Vehicle scrappage policy could come by September end: Nitin Gadkari

New Delhi: Union minister for road transport, medium small and micro enterprises Nitin Gadkari on Saturday said the vehicle scrappage policy will become a reality by the end of this month after it is passed in the upcoming monsoon session of the parliament that begins September 14.

Gadkari was addressing the domestic automobile industry at the virtual annual general meeting of Automotive Component Manufacturers Association (ACMA).”I know the industry is going through a tough time but I want to assure you that the government will do everything possible to help you. I have been talking about the vehicle scrappage policy for one and a half years now but I want to tell you that the policy has not been finalised and is in its last stage now. Very soon, maybe as early as the end of this month, it will become a reality,” he said. 
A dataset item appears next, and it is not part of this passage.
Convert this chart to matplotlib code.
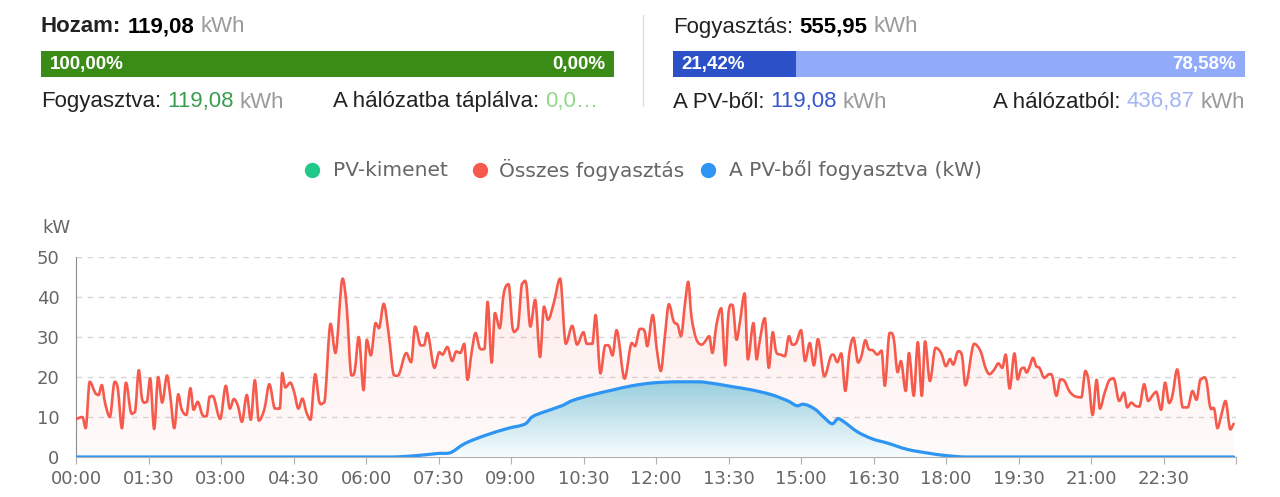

Scrappage policy has been a long-standing demand from the industry especially for the down and out commercial vehicle segment. The industry says it will create demand for new trucks while removing older polluting vehicles from the road. Such schemes have been in place in developed economies for decades now. In India, it has been talked about since 2008.

“It is in the interest of the government that the industry recovers soon. It earns much more revenues from taxes than what companies earn through profits,” says Vinod Aggarwal, MD and CEO, Volvo Eicher. “It is high time the scrappage policy is introduced. It has been in the making for a long time. We are told it is now in final stages and will hopefully come before it is too late.”

The domestic automobile industry has been in a protracted slowdown for over two years now. Vehicle sales declined by 18 percent in 2019-20, the worst in over two decades, and is slated to decline by another 26-45 percent in this fiscal. It would peg the industry back by over a decade. Sale of heavy trucks and buses, which is considered a barometer of the overall economy is the worst impacted.

A study by HDFC Bank has estimated the market for vehicle scrappage and recycling at $6 billion. If defined well around 9 million vehicles could go off roads by fiscal 2021 and 28 million by 2025, largely comprising two-wheelers, it said. It would reduce carbon dioxide emission by 17 percent and cut particulate matter in air by 24 percent.

Further, if half the Bharat Stage-II and III vehicles go off the roads, it would save 8 million tonnes of oil a year.